29 setembro 2014

Até parece um “exclusivo” sobre a “exclusividade”

Não me recordo de que, alguma vez, quer os meios de comunicação social, quer os círculos políticos, tenham dedicado ao tema da exclusividade tanto tempo e tanto espaço, como na última semana. Infelizmente não me parece que o tenham feito da melhor forma. Centraram a sua atenção mais sobre as eflorescências do que sobre a substância da exclusividade.
 
Claro que tenho como pano de fundo as explorações políticas que têm sido feitas em torno da eventual colaboração, com a empresa Tecnoforma, do atual primeiro-ministro, num período em que foi deputado e se encontraria em situação de exclusividade.
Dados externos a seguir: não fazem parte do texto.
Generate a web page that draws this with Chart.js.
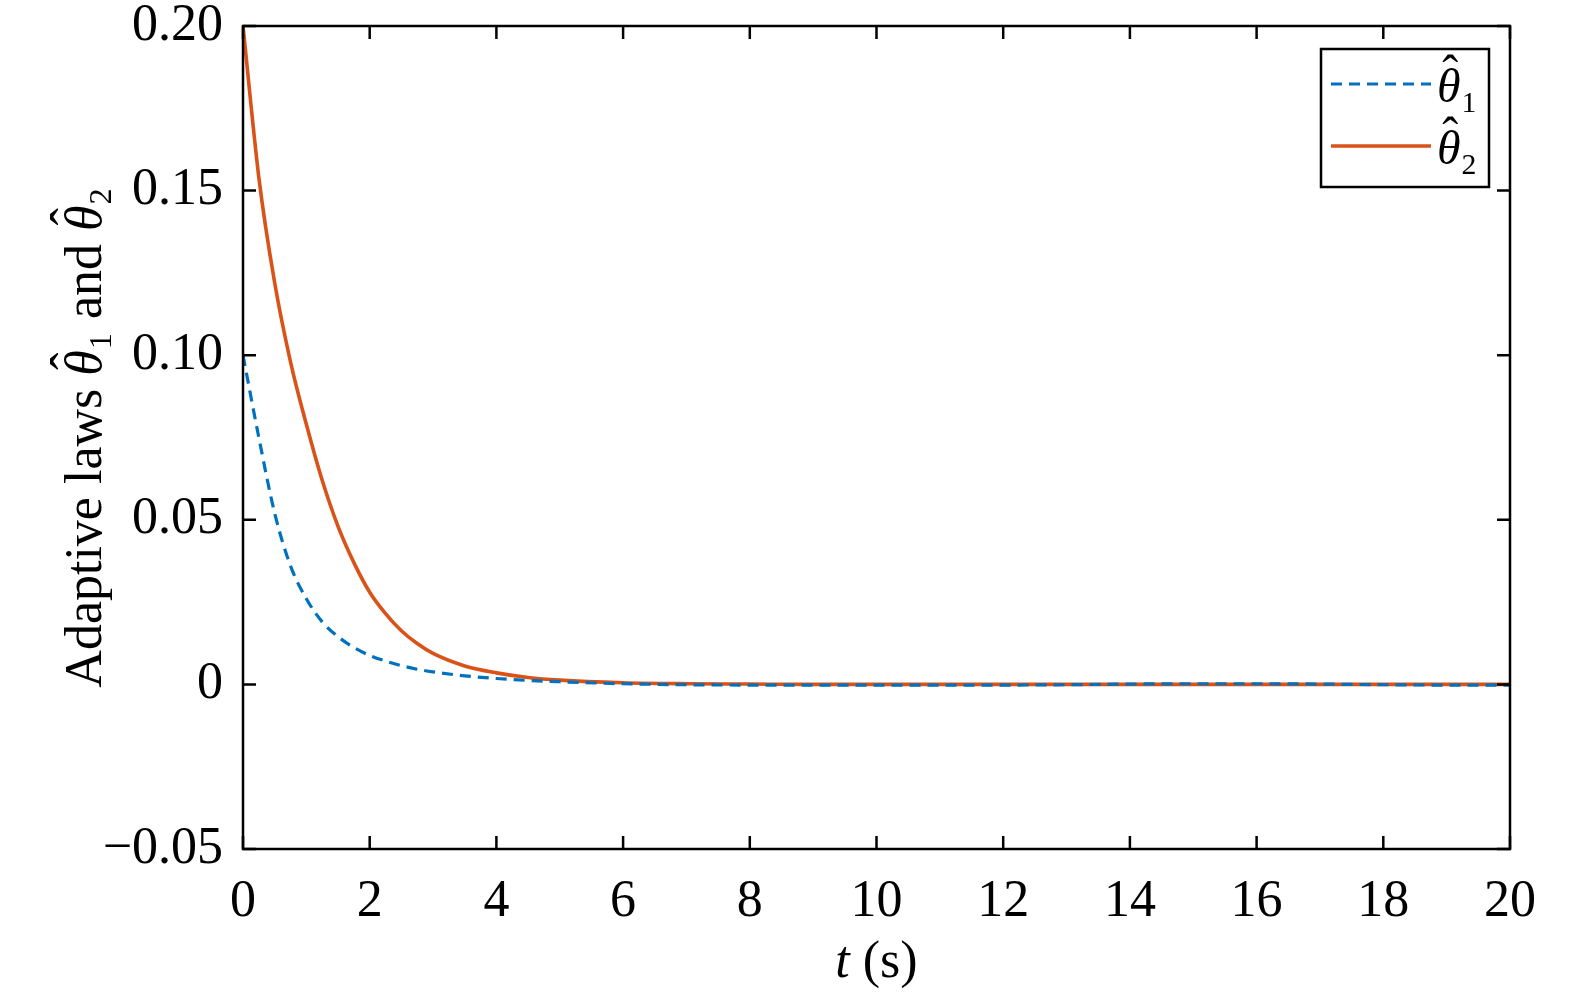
<!DOCTYPE html>
<html>
<head>
<meta charset="utf-8">
<script src="https://cdn.jsdelivr.net/npm/chart.js@4"></script>
<style>
  html, body { margin: 0; padding: 0; background: #fff; overflow: hidden; }
  #wrap { width: 1575px; height: 994px; position: relative; }
  canvas { display: block; }
</style>
</head>
<body>
<div id="wrap"><canvas id="canvas"></canvas></div>
<script>
// time samples (s)
const tVals = [0, 0.25, 0.5, 0.75, 1, 1.25, 1.5, 1.75, 2, 2.25, 2.5, 2.75, 3, 3.5, 4, 4.5, 5, 6, 7, 8, 9, 10, 11, 12, 13, 14, 15, 16, 17, 18, 19, 20];
// theta1 hat (blue dashed)
const theta1 = [0.100, 0.075, 0.052, 0.036, 0.026, 0.019, 0.0145, 0.0112, 0.0088, 0.0071, 0.0057, 0.0046, 0.0038, 0.0026, 0.0018, 0.0012, 0.0008, 0.0002, -0.0001, -0.0002, -0.0002, -0.0002, -0.0002, -0.0002, -0.0001, 0.0001, 0.0002, 0.0002, 0.0001, -0.0001, -0.0002, -0.0002];
// theta2 hat (orange solid)
const theta2 = [0.200, 0.154, 0.122, 0.098, 0.079, 0.062, 0.048, 0.037, 0.028, 0.0215, 0.0163, 0.0124, 0.0094, 0.0056, 0.0035, 0.0021, 0.0013, 0.0005, 0.0002, 0.0001, 0, 0, 0, 0, 0, 0, 0, 0, 0, 0, 0, 0];
const xTicks = [0, 2, 4, 6, 8, 10, 12, 14, 16, 18, 20];
const yTicks = [-0.05, 0, 0.05, 0.10, 0.15, 0.20];

const serif = '"Liberation Serif", "Times New Roman", serif';
const blue = '#0072BD';
const orange = '#D95319';
const FS = 52;

function fmtY(v) {
  if (Math.abs(v) < 1e-9) return '0';
  return v.toFixed(2).replace('-', '\u2212');
}

// theta with hat and subscript, returns width
function drawThetaHat(ctx, x, y, sub, size, measureOnly) {
  ctx.font = 'italic ' + size + 'px ' + serif;
  const w = ctx.measureText('\u03B8').width;
  ctx.font = (size * 0.62) + 'px ' + serif;
  const ws = ctx.measureText(sub).width;
  if (!measureOnly) {
    ctx.font = 'italic ' + size + 'px ' + serif;
    ctx.fillText('\u03B8', x, y);
    ctx.font = size + 'px ' + serif;
    ctx.fillText('\u02C6', x + w * 0.22, y - size * 0.27);
    ctx.font = (size * 0.62) + 'px ' + serif;
    ctx.fillText(sub, x + w + 1, y + size * 0.2);
  }
  return w + ws + 2;
}

const framePlugin = {
  id: 'frame',
  afterDraw(chart) {
    const ctx = chart.ctx;
    const a = chart.chartArea;
    const xs = chart.scales.x, ys = chart.scales.y;
    ctx.save();
    ctx.strokeStyle = '#000';
    ctx.lineWidth = 2.5;
    ctx.strokeRect(a.left, a.top, a.right - a.left, a.bottom - a.top);
    const tl = 13;
    ctx.beginPath();
    xTicks.forEach(v => {
      const px = xs.getPixelForValue(v);
      ctx.moveTo(px, a.bottom); ctx.lineTo(px, a.bottom - tl);
      ctx.moveTo(px, a.top); ctx.lineTo(px, a.top + tl);
    });
    yTicks.forEach(v => {
      const py = ys.getPixelForValue(v);
      ctx.moveTo(a.left, py); ctx.lineTo(a.left + tl, py);
      ctx.moveTo(a.right, py); ctx.lineTo(a.right - tl, py);
    });
    ctx.stroke();

    // legend
    const lx = 1321, ly = 49, lw = 168, lh = 138;
    ctx.fillStyle = '#fff';
    ctx.fillRect(lx, ly, lw, lh);
    ctx.lineWidth = 2.5;
    ctx.strokeRect(lx, ly, lw, lh);
    chart.data.datasets.forEach((ds, i) => {
      const yy = ly + 35 + i * 62;
      ctx.strokeStyle = ds.borderColor;
      ctx.lineWidth = ds.borderWidth;
      ctx.setLineDash(ds.borderDash || []);
      ctx.beginPath();
      ctx.moveTo(lx + 10, yy);
      ctx.lineTo(lx + 110, yy);
      ctx.stroke();
      ctx.setLineDash([]);
      ctx.fillStyle = '#000';
      ctx.textBaseline = 'alphabetic';
      ctx.textAlign = 'left';
      drawThetaHat(ctx, lx + 116, yy + 18, String(i + 1), 48);
    });

    // x title
    ctx.fillStyle = '#000';
    ctx.textBaseline = 'alphabetic';
    ctx.textAlign = 'left';
    ctx.font = 'italic ' + FS + 'px ' + serif;
    const wt = ctx.measureText('t').width;
    ctx.font = FS + 'px ' + serif;
    const wr = ctx.measureText(' (s)').width;
    const cx = (a.left + a.right) / 2;
    const sx = cx - (wt + wr) / 2;
    ctx.font = 'italic ' + FS + 'px ' + serif;
    ctx.fillText('t', sx, 977);
    ctx.font = FS + 'px ' + serif;
    ctx.fillText(' (s)', sx + wt, 977);

    // y title (rotated)
    ctx.translate(101, (a.top + a.bottom) / 2);
    ctx.rotate(-Math.PI / 2);
    const size = FS;
    ctx.font = size + 'px ' + serif;
    const p1 = 'Adaptive laws ', p2 = ' and ';
    const w1 = ctx.measureText(p1).width, w2 = ctx.measureText(p2).width;
    const wth = drawThetaHat(ctx, 0, 0, '1', size, true);
    const total = w1 + w2 + wth * 2;
    let px = -total / 2;
    ctx.font = size + 'px ' + serif;
    ctx.fillText(p1, px, 0); px += w1;
    drawThetaHat(ctx, px, 0, '1', size); px += wth;
    ctx.font = size + 'px ' + serif;
    ctx.fillText(p2, px, 0); px += w2;
    drawThetaHat(ctx, px, 0, '2', size);
    ctx.restore();
  }
};

const ctx = document.getElementById('canvas').getContext('2d');
new Chart(ctx, {
  type: 'line',
  data: {
    datasets: [{
      label: '\u03B8\u0302\u2081',
      data: tVals.map((t, i) => ({ x: t, y: theta1[i] })),
      borderColor: blue,
      borderWidth: 3.2,
      borderDash: [11, 7],
      pointRadius: 0,
      fill: false,
      cubicInterpolationMode: 'monotone'
    }, {
      label: '\u03B8\u0302\u2082',
      data: tVals.map((t, i) => ({ x: t, y: theta2[i] })),
      borderColor: orange,
      borderWidth: 3.6,
      pointRadius: 0,
      fill: false,
      cubicInterpolationMode: 'monotone'
    }]
  },
  options: {
    responsive: true,
    maintainAspectRatio: false,
    animation: false,
    devicePixelRatio: 1,
    layout: { padding: { left: 0, right: 65, top: 26, bottom: 0 } },
    plugins: { legend: { display: false }, tooltip: { enabled: false } },
    scales: {
      x: {
        type: 'linear', min: 0, max: 20,
        afterFit(s) { s.height = 145; },
        afterBuildTicks(s) { s.ticks = xTicks.map(v => ({ value: v })); },
        grid: { display: false },
        border: { display: false },
        ticks: { font: { family: serif, size: FS }, color: '#000', padding: 14, maxRotation: 0, autoSkip: false }
      },
      y: {
        type: 'linear', min: -0.05, max: 0.2,
        afterFit(s) { s.width = 243; },
        afterBuildTicks(s) { s.ticks = yTicks.map(v => ({ value: v })); },
        grid: { display: false },
        border: { display: false },
        // small lineHeight keeps the label overhang from pushing the plot box down
        ticks: { font: { family: serif, size: FS, lineHeight: 0.1 }, color: '#000', padding: 12, callback: v => fmtY(v) }
      }
    }
  },
  plugins: [framePlugin]
});
</script>
</body>
</html>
A quase totalidade dos interessados em explorar o assunto tem tido como preocupação principal a de saber se:
 
1.     No período indicado o primeiro-ministro se encontrava em situação de exclusividade, ou não;
2.     Estando, recebeu remunerações, ou não;
3.     Não tendo recebido remunerações, foi beneficiário de ajudas de custo e despesas de representação, ou não.
 
Tem-se concluído que se:
1.     O primeiro-ministro, estando em situação de exclusividade, recebeu remunerações, cometeu uma grave ilegalidade e falha de responsabilidade política;
2.     Não recebeu remunerações, mas apenas ajudas de custo, ou despesas de representação, então nenhuma falha lhe pode ser imputada, a menos que esses valores não tenham sido declarados ao fisco.
 
A lógica de análise acima descrita sofre de miopia avançada. Para quem possui um estatuto de exclusividade em determinadas funções, o receber, ou não, contrapartidas monetárias e financeiras pelo exercício de outras atividades é, apenas, um indicador do exercício dessas funções.
 
Ora, o estatuto da exclusividade tem como objetivo fazer que quem dele beneficia abdique de exercer qualquer outra atividade para poder dedicar-se em plenitude (em exclusividade) àquela de que beneficia do estatuto de exclusividade. E, por isso, é-lhe atribuído um subsídio adicional à sua remuneração corrente, designado subsídio de exclusividade.
 
Quer isto dizer que, se alguém possuindo o estatuto de exclusividade, exerce, a título permanente, ou ocasional, uma qualquer outra atividade, mesmo que desse exercício não receba qualquer contrapartida financeira, viola o estatuto da exclusividade. Com efeito o tempo e o esforço gasto com esta outra atividade foi como que tempo e esforço roubado ou desviado da atividade principal.
 
A sustentabilidade do argumento das ajudas de custo ou das despesas de representação perde, assim, todo o sentido. Estas não são remunerações certas e permanentes, mas indiciam o desenvolvimento de uma atividade paralela àquela em que se dispõe do estatuto de exclusividade.
 
As ajudas de custo só têm sentido ser pagas a quem tem um estatuto de vinculação permanente a uma certa atividade. Não é assim com as despesas de representação mas, certamente, que ninguém acredita que sejam pagas despesas de representação (almoços, por ex.) a quem não tenha exercido uma qualquer atividade a favor da entidade que as paga.
 
Isto é, havendo o desenvolvimento de uma qualquer atividade, remunerada, ou não, paralela àquela em que se possui o estatuto de exclusividade, há violação desse estatuto.
 
Certamente que esta violação não é um atributo particular do Sr. primeiro-ministro. Na sociedade portuguesa são múltiplas as situações em que se verifica a violação deste estatuto, e é precisamente por isso que o problema é aqui levantado, procurando chamar a atenção para que o importante não é a aparência de violação, mas a sua substância.